# 2nd order linear ODE non constant coefficient solution methods

I'm working on a project and I've come across a seemingly standard ODE, however I have no idea how to solve it. The equation in question is $$\epsilon'' + \left[g(\tau) + \frac{\beta}{\tau}\right]\epsilon' + \left[\frac{\gamma}{\tau^{4/3}}\right]\epsilon = 0$$ where $$g(\tau) = \alpha \cos(\tau)$$ or $$\delta\cos(\tau)\sin(\tau)$$ (there are two cases). I've tried a series solution but unsurprisingly it's pretty messy and doesn't really solve anything, and I've tried Laplace transforms but unfortunately they're divergent for negative powers of $$\tau$$.
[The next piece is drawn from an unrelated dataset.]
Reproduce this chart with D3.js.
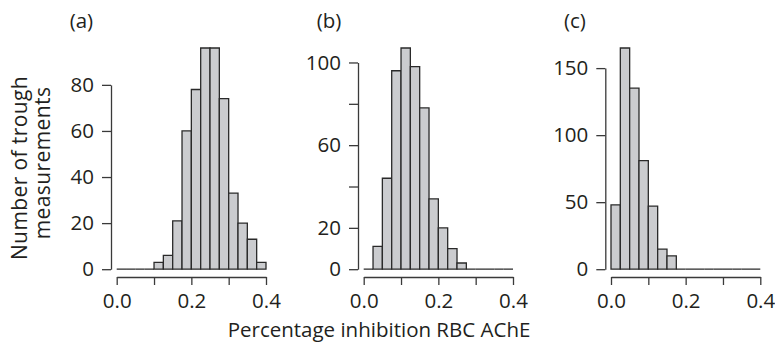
<!DOCTYPE html>
<html>
<head>
<meta charset="utf-8">
<script src="https://cdn.jsdelivr.net/npm/d3@7"></script>
<style>
  body { margin: 0; background: #fff; }
  text { font-family: "Open Sans", sans-serif; fill: #231f20; }
</style>
</head>
<body>
<div id="chart"></div>
<script>
// histogram bins (left edges), width 0.025
const bins = [0, 0.025, 0.05, 0.075, 0.1, 0.125, 0.15, 0.175, 0.2, 0.225, 0.25, 0.275, 0.3, 0.325, 0.35, 0.375];
const binWidth = 0.025;

const countsA = [0, 0, 0, 0, 3, 6, 21, 60, 78, 96, 96, 74, 33, 20, 13, 3];
const countsB = [0, 11, 44, 96, 107, 98, 78, 34, 20, 10, 3, 0, 0, 0, 0, 0];
const countsC = [48, 165, 135, 81, 47, 15, 10, 0, 0, 0, 0, 0, 0, 0, 0, 0];

const panelLabels = ["(a)", "(b)", "(c)"];

const yTicksA = [0, 20, 40, 60, 80];
const yLabelsA = ["0", "20", "40", "60", "80"];
const yTicksB = [0, 20, 40, 60, 80, 100];
const yLabelsB = ["0", "20", "", "60", "", "100"];
const yTicksC = [0, 50, 100, 150];
const yLabelsC = ["0", "50", "100", "150"];

const xTicks = [0, 0.1, 0.2, 0.3, 0.4];
const xLabels = ["0.0", "", "0.2", "", "0.4"];

const width = 775, height = 342;
const panelLeft = [116.7, 363.7, 611];
const panelW = 149.3;
const yZero = 269.2, yTop = 48;
const xAxisY = 277;
const fontSize = "20.5px";

const svg = d3.select("#chart").append("svg")
    .attr("width", width)
    .attr("height", height);

const panels = [
    {counts: countsA, ticks: yTicksA, labels: yLabelsA},
    {counts: countsB, ticks: yTicksB, labels: yLabelsB},
    {counts: countsC, ticks: yTicksC, labels: yLabelsC}
];

panels.forEach((p, i) => {
    const g = svg.append("g");
    const x0 = panelLeft[i];

    const xScale = d3.scaleLinear()
        .domain([0, 0.4])
        .range([x0, x0 + panelW]);

    const yScale = d3.scaleLinear()
        .domain([0, d3.max(p.counts)])
        .range([yZero, yTop]);

    // bars as paths so empty bins still show as a line on zero
    g.selectAll(".bar")
        .data(bins.map((b, j) => ({x: b, n: p.counts[j]})))
        .enter()
        .append("path")
        .attr("class", "bar")
        .attr("d", d => {
            const l = xScale(d.x), r = xScale(d.x + binWidth);
            return `M${l},${yScale(0)}V${yScale(d.n)}H${r}V${yScale(0)}Z`;
        })
        .attr("fill", "#cbcccf")
        .attr("stroke", "#2a2a2a")
        .attr("stroke-width", 1.3)
        .attr("stroke-linejoin", "miter");

    // y axis: only spans 0 .. last tick
    const topTick = p.ticks[p.ticks.length - 1];
    const yAxisScale = d3.scaleLinear()
        .domain([0, topTick])
        .range([yScale(0), yScale(topTick)]);

    const yAxis = d3.axisLeft(yAxisScale)
        .tickValues(p.ticks)
        .tickFormat((d, k) => p.labels[k])
        .tickSize(9)
        .tickPadding(8)
        .tickSizeOuter(0);

    g.append("g")
        .attr("transform", `translate(${x0 - 5.7},0)`)
        .call(yAxis)
        .call(a => a.selectAll("path, line").attr("stroke", "#3a3a3a").attr("stroke-width", 1.3))
        .call(a => a.selectAll("text").style("font-size", fontSize).style("font-family", "Open Sans"));

    const xAxis = d3.axisBottom(xScale)
        .tickValues(xTicks)
        .tickFormat((d, k) => xLabels[k])
        .tickSize(8)
        .tickPadding(8.5)
        .tickSizeOuter(0);

    g.append("g")
        .attr("transform", `translate(0,${xAxisY})`)
        .call(xAxis)
        .call(a => a.selectAll("path, line").attr("stroke", "#3a3a3a").attr("stroke-width", 1.3))
        .call(a => a.selectAll("text").style("font-size", fontSize).style("font-family", "Open Sans"));

    g.append("text")
        .attr("x", x0 - 47)
        .attr("y", 28)
        .style("font-size", fontSize)
        .text(panelLabels[i]);
});

// axis titles
svg.append("text")
    .attr("transform", "translate(27,168) rotate(-90)")
    .attr("text-anchor", "middle")
    .style("font-size", "21px")
    .style("letter-spacing", "0.4px")
    .text("Number of trough");

svg.append("text")
    .attr("transform", "translate(50,163) rotate(-90)")
    .attr("text-anchor", "middle")
    .style("font-size", "21px")
    .style("letter-spacing", "0.4px")
    .text("measurements");

svg.append("text")
    .attr("x", 379)
    .attr("y", 337)
    .attr("text-anchor", "middle")
    .style("font-size", "20.5px")
    .text("Percentage inhibition RBC AChE");
</script>
</body>
</html>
Does anybody have recommendations for methods I can try, or even how to make a decent ansatz? This is just a step in my project and it's really presenting a roadblock for me, so any help is appreciated.

## 1 Answer

You have a linear time-variant differential equation. You can cast it into matrix form by introducing $$\epsilon = \epsilon_1$$, $$\epsilon'=\epsilon_1'=\epsilon_2$$. You will get

$$\dfrac{d}{d\tau}\begin{bmatrix} \epsilon_1\\\epsilon_2 \end{bmatrix}=\begin{bmatrix} 0 & 1\\-\dfrac{\gamma}{\tau^{4/3}} & -g(\tau)-\dfrac{\beta}{\tau} \end{bmatrix}\begin{bmatrix} \epsilon_1\\\epsilon_2 \end{bmatrix}.$$

In this form, you can invoke the Peano-Baker series to obtain the solution

$$\boldsymbol{\epsilon}(\tau)=\left[\boldsymbol{I}+\int_{\tau_0}^{\tau}\boldsymbol{A}(\tau_1)d\tau_1+\int_{\tau_0}^\tau\int_{\tau_0}^{\tau_1}\boldsymbol{A}(\tau_1)\boldsymbol{A}(\tau_2)d\tau_2d\tau_1+... \right]\boldsymbol{\epsilon}(\tau=\tau_0),$$

in which

$$\boldsymbol{A}(\tau)=\begin{bmatrix} 0 & 1\\-\dfrac{\gamma}{\tau^{4/3}} & -g(\tau)-\dfrac{\beta}{\tau} \end{bmatrix},$$

$$\boldsymbol{I}$$ is the $$2\times 2$$ identity matrix, and $$\boldsymbol{\epsilon}=[\epsilon_1,\epsilon_2]^T$$.

If there is a closed form solution you should be able to retrieve it with this method.